Thank you for the August 2004 cover story, “Keeping The Faith,” by Robert Keane. It is good to raise awareness about the value of faith-based investing, or what we call Biblically responsible investing.

My experience is that Christian clients are thankful to know about this issue–an issue most have never considered but immediately come to understand as a vital part of living out their faith. Unfortunately, many Christian financial consultants never make their clients aware that their “regular” mutual funds put clients in a position of indirect ownership in companies that support abortion, pornography, homosexuality, and other issues that run counter to Biblical teaching.

Fortunately, an increasing number of Christian advisors are coming to understand that how/if they discuss this issue with clients is not just a marketing decision, but rather a decision about allowing Christian principles to permeate every aspect of their practices. Many Christians who are prospective clients come to me because they know I am a Christian. If I fail to employ Christian principles at every stage of the financial plan–from goal-setting to implementation–I have given the client less than they should have expected and have lost the opportunity to see the temporal from an eternal perspective.

Dan Hardt, President

National Association of Christian Financial Consultants

Louisville, Kentucky

Defining Value

I just finished your August 2004 article, “The True Meaning of Value,” and am writing to offer kudos on this insightful and thought-provoking article. I am relatively new to the financial services business and have been struggling to find a way to differentiate myself. This article gives me a good point from which to start. Thank you.

Christopher Lewis

Legend Group

Rochester, New York

The Real World

Regarding “Is Indexing’s Time Over?” in your July issue: Everything Ms. Lisanti predicts may or may not happen, but this will have nothing to do with indexing’s time being over. She argues that active management will beat indexing because small-cap stocks will do well. If she is arguing that small-cap stocks will beat the S&P 500 index, then she is simply betting on one asset class over another. This has nothing to do with indexing. Odds are in her favor since the Fama-French model predicts a greater return for small-cap stocks in return for the greater risk assumed.

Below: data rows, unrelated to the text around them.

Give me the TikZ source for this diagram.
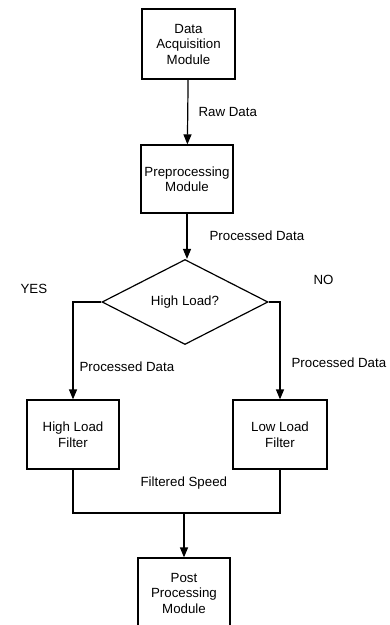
\documentclass[tikz,border=0pt]{standalone}
\usepackage{fontspec}
\setmainfont{Liberation Sans}
\usepackage{tikz}
\usetikzlibrary{arrows.meta}
\usetikzlibrary{shapes.geometric}

\begin{document}
\begin{tikzpicture}[x=1pt,y=-1pt,>={Triangle[length=10pt,width=8pt]},line width=1.2pt,
  every node/.style={font=\fontsize{13.3}{15.5}\selectfont},
  main box/.style={rectangle,draw,align=center,minimum width=92pt,minimum height=69pt,inner sep=0pt},
  decision/.style={diamond,draw,minimum width=166pt,minimum height=85pt,inner sep=0pt},
  tag/.style={anchor=west,inner sep=0pt}]

  \useasboundingbox (0,0) rectangle (389,625);

  \node[main box, minimum width=93pt, minimum height=70pt] (acq) at (188.5,44) {Data\\Acquisition\\Module};
  \node[main box, minimum height=68pt] (pre) at (187,179) {Preprocessing\\Module};
  \node[decision] (load) at (185,302) {High Load?};
  \node[main box] (high) at (73,434.5) {High Load\\Filter};
  \node[main box, minimum width=94pt] (low) at (280,434.5) {Low Load\\Filter};
  \node[main box, minimum height=70pt] (post) at (184,593) {Post\\Processing\\Module};
  \coordinate (join) at (184,513);

  % connectors
  \draw[->] (acq) -- (pre);
  \draw[->] (pre.south) -- (pre.south |- load.north);
  \draw[->] (load.west) -| (high.north);
  \draw[->] (load.east) -| (low.north);
  \draw (high.south) |- (join) -| (low.south);
  \draw[->] (join) -- (post);

  % labels
  \node[tag] (rawlbl) at (198,112) {Raw Data};
  \node[tag] (prelbl) at (209,236) {Processed Data};
  \node[tag] (yes) at (20,289) {YES};
  \node[tag] (no) at (313,280) {NO};
  \node[tag] (highlbl) at (79,367) {Processed Data};
  \node[tag] (lowlbl) at (291,363) {Processed Data};
  \node[tag] (speed) at (140,483) {Filtered Speed};

\end{tikzpicture}
\end{document}
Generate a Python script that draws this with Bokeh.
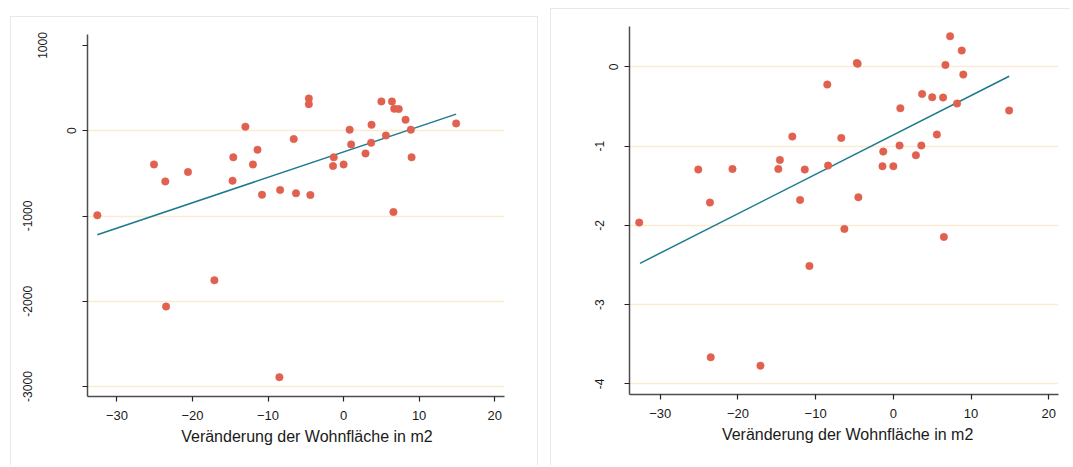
from bokeh.plotting import figure
from bokeh.layouts import row
from bokeh.models import FixedTicker, Range1d, Title
from bokeh.embed import file_html
from bokeh.resources import INLINE

# ---- data ----
x_left = [-32.6, -25.1, -23.6, -23.5, -20.6, -17.1, -14.7, -14.6, -13.0, -12.0,
          -11.4, -10.8, -8.5, -8.4, -6.6, -6.3, -4.6, -4.6, -4.4, -1.4,
          -1.3, 0.0, 0.8, 1.0, 2.9, 3.65, 3.7, 5.0, 5.6, 6.4,
          6.6, 6.7, 7.3, 8.2, 8.9, 9.0, 14.9]
y_left = [-992, -395, -594, -2062, -484, -1754, -586, -312, 47, -395,
          -223, -750, -2890, -695, -98, -734, 379, 312, -754, -414,
          -312, -395, 12, -160, -266, -141, 70, 344, -55, 344,
          -953, 258, 254, 129, 12, -312, 86]
x_right = [-32.7, -25.1, -23.6, -23.5, -20.7, -17.1, -14.8, -14.6, -13.0, -12.0,
           -11.4, -10.8, -8.5, -8.4, -6.7, -6.3, -4.7, -4.6, -4.5, -1.4,
           -1.3, 0.0, 0.8, 0.9, 2.9, 3.6, 3.7, 5.0, 5.6, 6.4,
           6.5, 6.7, 7.3, 8.2, 8.8, 9.0, 14.9]
y_right = [-1.965, -1.296, -1.713, -3.666, -1.288, -3.771, -1.288, -1.174, -0.880, -1.679,
           -1.296, -2.513, -0.223, -1.246, -0.896, -2.045, 0.05, 0.04, -1.646, -1.254,
           -1.069, -1.254, -0.993, -0.522, -1.115, -0.993, -0.341, -0.383, -0.854, -0.387,
           -2.146, 0.025, 0.387, -0.463, 0.206, -0.097, -0.551]

fit_x = [-32.6, 14.9]
fit_left = [-1219, 195]
fit_right = [-2.479, -0.118]

x_ticks = [-30, -20, -10, 0, 10, 20]
left_y_ticks = [-3000, -2000, -1000, 0, 1000]
left_grid = [-3000, -2000, -1000, 0]
right_y_ticks = [-4, -3, -2, -1, 0]
right_grid = [-4, -3, -2, -1, 0]
x_title = "Veränderung der Wohnfläche in m2"

# ---- styles ----
FONT = "Liberation Sans"
DOT = "#E0614F"
LINE = "#1B7A8E"
GRID = "#FCEBD2"
BOX = "#E2EAEE"
TXT = "#1a1a1a"
PAD = "\n\u00a0"   # blank rotated line: pushes longer labels away from the axis (Stata style)


def make_panel(width, height, margin, bl, top, frame_w, frame_h, xr, yr, yticks, grid,
               xs, ys, fy, title_off, shadow, pads, lh, ystand):
    p = figure(width=width, height=height, output_backend="svg", toolbar_location=None,
               x_range=Range1d(*xr), y_range=Range1d(*yr),
               frame_width=frame_w, frame_height=frame_h,
               min_border_left=bl, min_border_top=top,
               min_border_right=width - bl - frame_w,
               min_border_bottom=height - top - frame_h,
               margin=margin, styles={"box-shadow": shadow})
    p.outline_line_color = None
    p.background_fill_color = None
    p.border_fill_color = None
    p.xgrid.visible = False
    p.ygrid.ticker = FixedTicker(ticks=grid)
    p.ygrid.grid_line_color = GRID
    p.ygrid.grid_line_width = 1.5

    for ax in (p.xaxis[0], p.yaxis[0]):
        ax.axis_line_color = "#4d4d4d"
        ax.axis_line_width = 1.5
        ax.major_tick_line_color = "#222222"
        ax.major_tick_line_width = 1.2
        ax.major_tick_out = 5
        ax.major_tick_in = 0
        ax.minor_tick_line_color = None
    p.xaxis.ticker = FixedTicker(ticks=x_ticks)
    p.xaxis.major_label_text_font = FONT
    p.xaxis.major_label_text_font_size = "13px"
    p.xaxis.major_label_text_color = TXT
    p.xaxis.major_label_standoff = 9

    p.yaxis.ticker = FixedTicker(ticks=yticks)
    p.yaxis.major_label_orientation = "vertical"
    p.yaxis.major_label_text_font = FONT
    p.yaxis.major_label_text_font_size = "12px"
    p.yaxis.major_label_text_color = TXT
    p.yaxis.major_label_text_line_height = lh
    p.yaxis.major_label_standoff = ystand
    p.yaxis.major_label_overrides = {v: str(v) + PAD * n for v, n in zip(yticks, pads)}

    t = Title(text=x_title, align="left", offset=title_off, standoff=6,
              text_font=FONT, text_font_size="16px", text_font_style="normal",
              text_color=TXT)
    p.add_layout(t, "below")

    p.line(fit_x, fy, line_color=LINE, line_width=1.5)
    p.scatter(xs, ys, size=7.5, fill_color=DOT, line_color=DOT, line_width=0.5)
    return p


left = make_panel(528, 449, (16, 12, 0, 10), 77, 17, 417, 362,
                  (-33.9, 21.3), (-3117, 1129), left_y_ticks, left_grid,
                  x_left, y_left, fit_left, 93.7,
                  f"inset 1px 1px 0 0 {BOX}, inset -1px 0 0 0 {BOX}",
                  [3, 3, 3, 0, 2], 1.07, 3)
right = make_panel(520, 457, (8, 0, 0, 0), 79, 18, 429, 368,
                   (-33.95, 21.25), (-4.135, 0.51), right_y_ticks, right_grid,
                   x_right, y_right, fit_right, 92.4,
                   f"inset 1px 1px 0 0 {BOX}",
                   [1, 1, 1, 1, 0], 1.0, 3)

layout = row(left, right, spacing=0)
open("out.html", "w").write(file_html(layout, INLINE))
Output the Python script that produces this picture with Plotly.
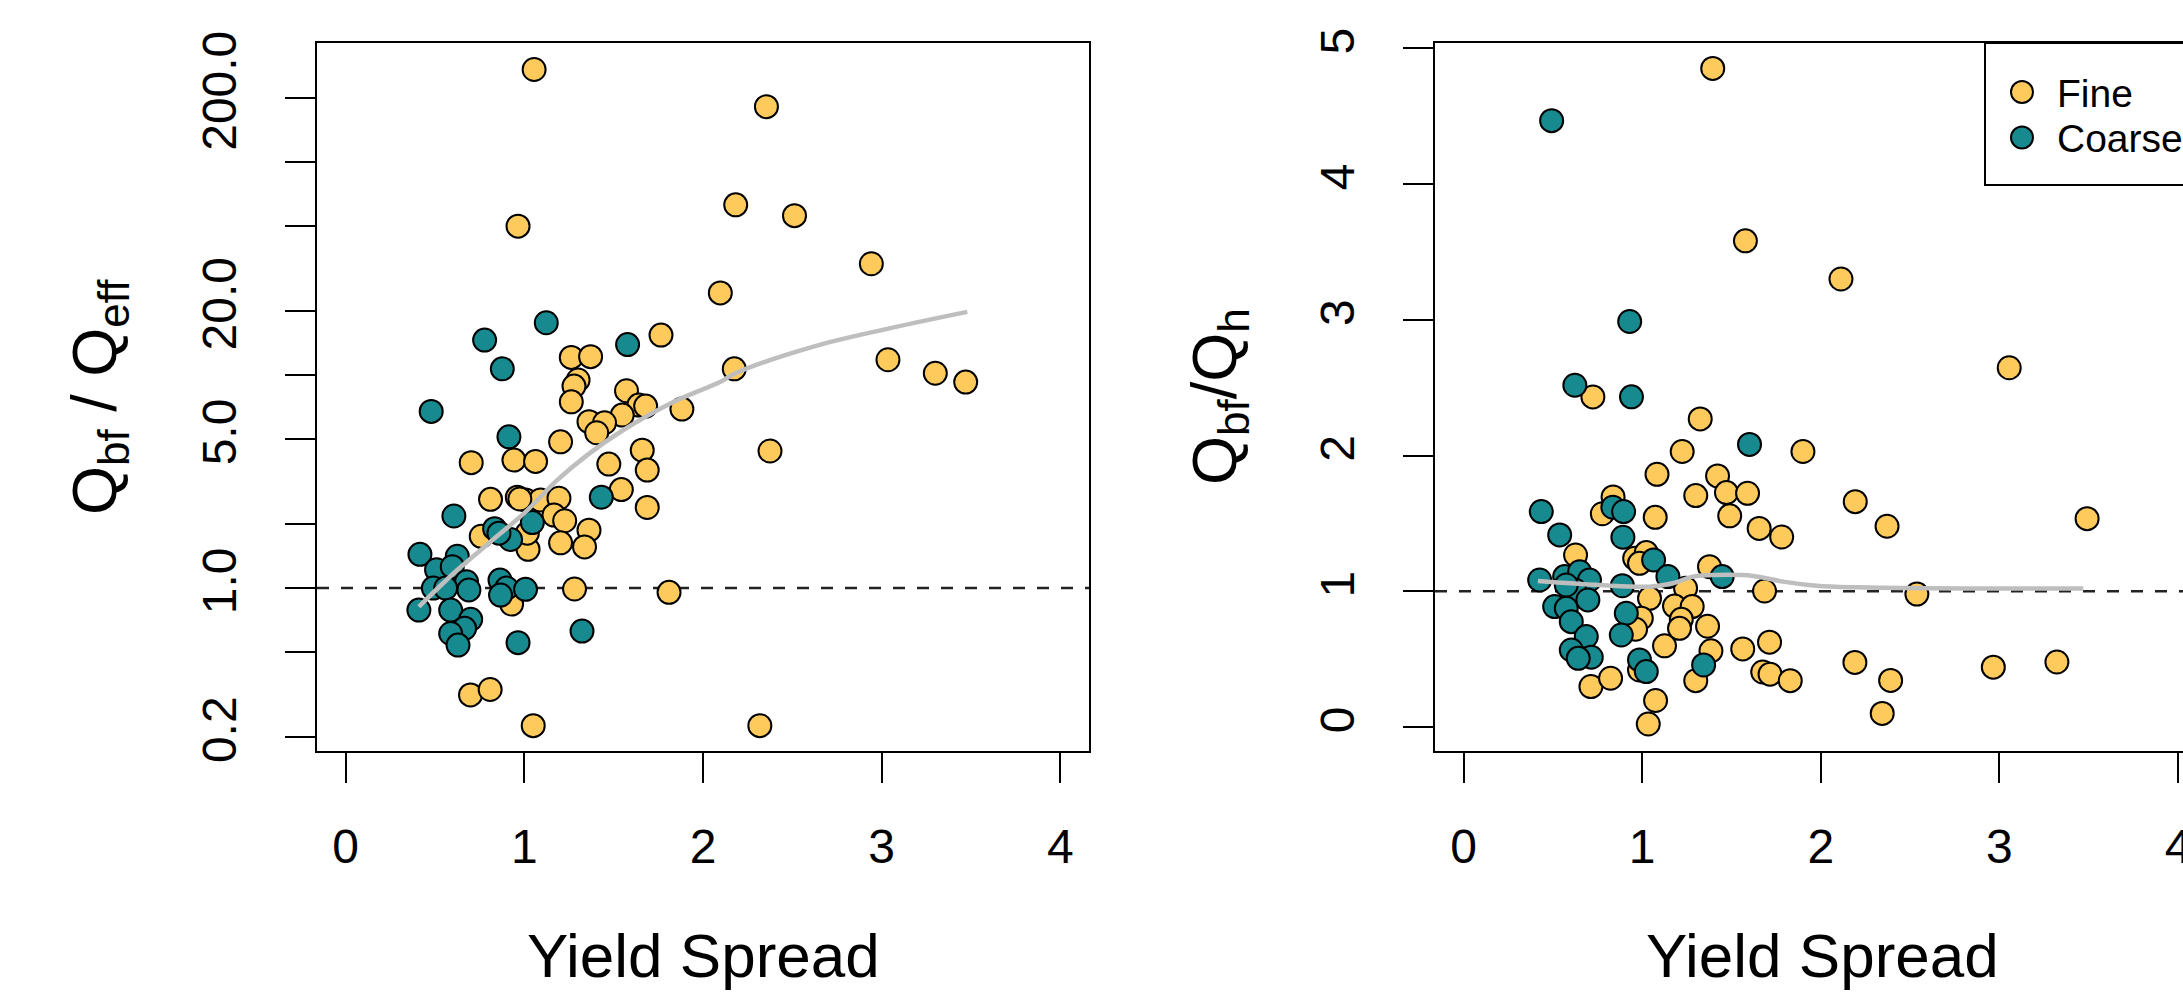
import plotly.graph_objects as go

# ---------------- data ----------------
# Left panel: Qbf/Qeff vs Yield Spread
fine_eff_x = [1.765, 1.263, 1.371, 1.301, 1.278, 1.263, 1.572, 1.641, 1.679, 1.548,
              1.882, 1.362, 1.449, 1.405, 1.203, 1.660, 1.688, 0.703, 0.942, 1.063,
              1.473, 1.543, 1.688, 0.811, 0.961, 1.007, 1.091, 1.194, 1.166, 1.226,
              1.362, 1.337, 1.203, 1.021, 0.759, 1.017, 1.281, 1.810, 0.929, 0.699,
              0.809, 0.975, 1.055, 2.355, 0.965, 2.183, 2.512, 2.942, 2.097, 2.175,
              3.035, 3.300, 3.470, 2.375, 1.050, 2.318]
fine_eff_y = [15.4, 12.1, 12.2, 9.48, 8.88, 7.49, 8.44, 7.23, 7.15, 6.49,
              6.92, 6.04, 5.97, 5.36, 4.86, 4.44, 3.58, 3.88, 3.99, 3.93,
              3.82, 2.90, 2.39, 2.61, 2.67, 2.59, 2.59, 2.64, 2.20, 2.07,
              1.87, 1.56, 1.63, 1.52, 1.75, 1.81, 0.99, 0.955, 0.841, 0.315,
              0.334, 2.62, 272.0, 182.0, 50.0, 63.0, 56.0, 33.3, 24.3, 10.7,
              11.8, 10.2, 9.27, 4.4, 0.226, 0.226]
coarse_eff_x = [1.123, 0.778, 0.877, 1.578, 0.479, 0.914, 1.431, 0.606, 1.045, 0.834,
                0.923, 0.858, 0.416, 0.625, 0.509, 0.597, 0.677, 0.491, 0.560, 0.690,
                0.864, 0.901, 0.867, 1.007, 0.410, 0.588, 0.700, 0.666, 0.588, 0.629,
                0.965, 1.323]
coarse_eff_y = [17.6, 14.6, 10.7, 13.9, 6.75, 5.13, 2.67, 2.18, 2.03, 1.90,
                1.69, 1.81, 1.44, 1.41, 1.22, 1.26, 1.07, 1.00, 1.00, 0.98,
                1.09, 1.00, 0.927, 0.986, 0.788, 0.788, 0.713, 0.647, 0.612, 0.540,
                0.554, 0.628]
smooth_eff_x = [0.41, 0.625, 0.811, 0.998, 1.184, 1.352, 1.539, 1.837, 2.098, 2.182,
                2.618, 3.048, 3.479]
smooth_eff_y = [0.817, 1.215, 1.65, 2.24, 3.21, 4.21, 5.42, 7.49, 9.30, 10.2,
                13.6, 16.6, 19.8]

# Right panel: Qbf/Qh vs Yield Spread
fine_h_x = [1.395, 1.578, 2.113, 3.055, 0.724, 1.325, 1.224, 1.900, 1.083, 1.422,
            1.300, 1.472, 1.590, 2.193, 3.491, 2.371, 1.490, 1.073, 1.655, 1.781,
            0.837, 0.777, 1.685, 2.538, 2.191, 2.966, 3.322, 2.391, 2.344, 1.713,
            1.563, 1.675, 1.716, 1.829, 1.385, 1.366, 1.300, 1.125, 1.075, 1.034,
            0.713, 0.823, 0.985, 0.627, 0.958, 1.023, 0.985, 1.377, 1.243, 1.041,
            1.181, 1.280, 1.219, 1.209, 0.995, 0.963]
fine_h_y = [4.853, 3.582, 3.301, 2.647, 2.432, 2.27, 2.03, 2.03, 1.862, 1.85,
            1.705, 1.727, 1.722, 1.66, 1.535, 1.479, 1.556, 1.545, 1.463, 1.40,
            1.695, 1.571, 1.002, 0.979, 0.476, 0.441, 0.479, 0.343, 0.100, 0.625,
            0.575, 0.405, 0.389, 0.341, 0.561, 0.742, 0.341, 0.598, 0.195, 0.022,
            0.298, 0.359, 0.42, 1.267, 1.243, 1.285, 1.206, 1.181, 1.022, 0.948,
            0.891, 0.887, 0.793, 0.727, 0.801, 0.720]
coarse_h_x = [0.493, 0.930, 0.623, 0.940, 1.601, 0.435, 0.538, 0.836, 0.896, 0.892,
              1.064, 1.144, 1.448, 0.426, 0.566, 0.650, 0.705, 0.622, 0.696, 0.510,
              0.575, 0.603, 0.687, 0.603, 0.715, 0.642, 0.889, 0.911, 0.883, 0.985,
              1.023, 1.344, 0.575]
coarse_h_y = [4.468, 2.988, 2.518, 2.433, 2.082, 1.587, 1.415, 1.619, 1.587, 1.398,
              1.231, 1.108, 1.108, 1.083, 1.108, 1.144, 1.083, 1.010, 0.936, 0.887,
              0.874, 0.776, 0.666, 0.567, 0.514, 0.506, 1.041, 0.838, 0.678, 0.494,
              0.408, 0.457, 1.046]
smooth_h_x = [0.416, 0.761, 1.041, 1.172, 1.284, 1.415, 1.620, 1.788, 1.975, 2.217,
              2.8, 3.47]
smooth_h_y = [1.076, 1.046, 1.034, 1.059, 1.108, 1.12, 1.113, 1.071, 1.041, 1.029,
              1.02, 1.02]

x_ticks = [0, 1, 2, 3, 4]
eff_major_ticks = [0.2, 1, 5, 20, 200]
eff_major_text = ["0.2", "1.0", "5.0", "20.0", "200.0"]
eff_minor_ticks = [0.5, 2, 10, 50, 100]
h_ticks = [0, 1, 2, 3, 4, 5]
legend_names = ["Fine", "Coarse"]

FINE = "#FFCA5C"
COARSE = "#178A90"
FONT = "Liberation Sans, Arial, Helvetica, sans-serif"

XR1 = [-0.16, 4.16]
XR2 = [-0.16, 4.028]

W, H = 2183, 998
MS = 23

fig = go.Figure()

# reference lines (ratio = 1)
fig.add_trace(go.Scatter(x=XR1, y=[1, 1], mode="lines", xaxis="x", yaxis="y",
                         line=dict(color="#222", width=2.5, dash="12px,12px"),
                         showlegend=False, hoverinfo="skip"))
fig.add_trace(go.Scatter(x=[XR2[0], 4.16], y=[1, 1], mode="lines", xaxis="x2", yaxis="y2",
                         line=dict(color="#222", width=2.5, dash="12px,12px"),
                         showlegend=False, hoverinfo="skip"))

mk = lambda c: dict(size=MS, color=c, line=dict(color="black", width=2))

# left panel
fig.add_trace(go.Scatter(x=fine_eff_x, y=fine_eff_y, mode="markers", name="Fine",
                         marker=mk(FINE), xaxis="x", yaxis="y", showlegend=False))
fig.add_trace(go.Scatter(x=coarse_eff_x, y=coarse_eff_y, mode="markers", name="Coarse",
                         marker=mk(COARSE), xaxis="x", yaxis="y", showlegend=False))
fig.add_trace(go.Scatter(x=smooth_eff_x, y=smooth_eff_y, mode="lines", line_shape="spline",
                         line=dict(color="#BEBEBE", width=4.5), xaxis="x", yaxis="y",
                         showlegend=False, hoverinfo="skip"))

# right panel
fig.add_trace(go.Scatter(x=fine_h_x, y=fine_h_y, mode="markers", name="Fine",
                         marker=mk(FINE), xaxis="x2", yaxis="y2", showlegend=False))
fig.add_trace(go.Scatter(x=coarse_h_x, y=coarse_h_y, mode="markers", name="Coarse",
                         marker=mk(COARSE), xaxis="x2", yaxis="y2", showlegend=False))
fig.add_trace(go.Scatter(x=smooth_h_x, y=smooth_h_y, mode="lines", line_shape="spline",
                         line=dict(color="#BEBEBE", width=4.5), xaxis="x2", yaxis="y2",
                         showlegend=False, hoverinfo="skip"))

ydom = [1 - 751 / H, 1 - 43 / H]
common = dict(showline=True, linecolor="black", linewidth=2, ticks="outside", ticklen=30,
              tickwidth=2, tickcolor="black", showgrid=False, zeroline=False,
              tickfont=dict(family=FONT, size=48, color="black"), automargin=False,
              ticklabeloverflow="allow")

# legend box (R-style, clipped at the right edge like the reference)
LX0, LY0, LY1 = 1985, 43, 185
shapes = [dict(type="rect", xref="paper", yref="paper", x0=LX0 / W, x1=1.05,
               y0=1 - LY1 / H, y1=1 - LY0 / H, line=dict(color="black", width=2),
               fillcolor="white", layer="above")]
annotations = []
for i, (name, col) in enumerate(zip(legend_names, [FINE, COARSE])):
    cy = 92 + 45.5 * i
    shapes.append(dict(type="circle", xref="paper", yref="paper",
                       xsizemode="pixel", ysizemode="pixel",
                       xanchor=2022 / W, yanchor=1 - cy / H,
                       x0=-11, x1=11, y0=-11, y1=11,
                       fillcolor=col, line=dict(color="black", width=2), layer="above"))
    annotations.append(dict(text=name, x=2055 / W, y=1 - (cy + 1) / H, xref="paper",
                            yref="paper", xanchor="left", yanchor="middle",
                            showarrow=False, font=dict(family=FONT, size=39)))

annotations += [
    dict(text="Yield Spread", x=703 / W, y=1 - 955 / H, xref="paper", yref="paper",
         xanchor="center", yanchor="middle", showarrow=False,
         font=dict(family=FONT, size=62)),
    dict(text="Yield Spread", x=1822 / W, y=1 - 955 / H, xref="paper", yref="paper",
         xanchor="center", yanchor="middle", showarrow=False,
         font=dict(family=FONT, size=62)),
    dict(text="Q<sub>bf</sub> / Q<sub>eff</sub>", x=98 / W, y=1 - 397 / H,
         xref="paper", yref="paper", xanchor="center", yanchor="middle",
         textangle=-90, showarrow=False, font=dict(family=FONT, size=63)),
    dict(text="Q<sub>bf</sub>/Q<sub>h</sub>", x=1218 / W, y=1 - 397 / H,
         xref="paper", yref="paper", xanchor="center", yanchor="middle",
         textangle=-90, showarrow=False, font=dict(family=FONT, size=63)),
]

minor_eff = dict(tickvals=eff_minor_ticks, ticks="outside", ticklen=30, tickwidth=2,
                 tickcolor="black", showgrid=False)

fig.update_layout(
    width=W, height=H,
    margin=dict(l=0, r=0, t=0, b=0, autoexpand=False),
    paper_bgcolor="white", plot_bgcolor="white",
    font=dict(family=FONT, color="black"),
    showlegend=False,
    xaxis=dict(domain=[317 / W, 1089 / W], range=XR1, tickvals=x_ticks, mirror=True,
               anchor="y", ticklabelstandoff=22, **common),
    yaxis=dict(domain=ydom, type="log", range=[-0.765, 2.559], tickvals=eff_major_ticks,
               ticktext=eff_major_text, tickangle=-90, mirror=True, anchor="x",
               ticklabelstandoff=30, minor=minor_eff, **common),
    xaxis2=dict(domain=[1435 / W, 1.0], range=XR2, tickvals=x_ticks, mirror=True,
                anchor="y2", ticklabelstandoff=22, **common),
    yaxis2=dict(domain=ydom, range=[-0.177, 5.04], tickvals=h_ticks, tickangle=-90,
                mirror=False, anchor="x2", ticklabelstandoff=30, **common),
    shapes=shapes,
    annotations=annotations,
)

fig.write_html("out.html", config={"displayModeBar": False},
               post_script="document.body.style.margin='0';document.body.style.overflow='hidden';")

The more appropriate question would be: “Will actively managed small-cap stocks beat the appropriate index of small-cap stocks?” The Russell 2000 is only the appropriate index for the largest of the small-cap stocks.

This will be the decade of active management only if the laws of mathematics suddenly stop working: That is to say, when aggregate market performance minus costs is greater than actual returns. This cannot happen in the real world.

Allan S. Roth

Wealth Logic, LLC

Colorado Springs, Colorado

Another Source of Help

I thought Mark Tibergien’s article on staff compensation in the September edition (“Show Them the Money”) was very good. However, I did want to comment on one item. Tibergien wrote, “They need to add technology, people, and processes to become more productive and efficient.” While I agree with this, he left out the option of outsourcing some of the work. For most firms, there are at least some tasks that easily can be outsourced, such as payroll, bookkeeping, portfolio reporting, administrative work, computer support, etc. While outsourcing should not eliminate the need to grow a staff, it can be an efficient way to manage growth.

Jim Starcev

Etelligent Consulting

Overland Park, Kansas

Correction

In our August 2004 story on 529 plans, “Coming of Age,” we misspelled the name of Paul Fichera, of MFS Investment Management in Boston.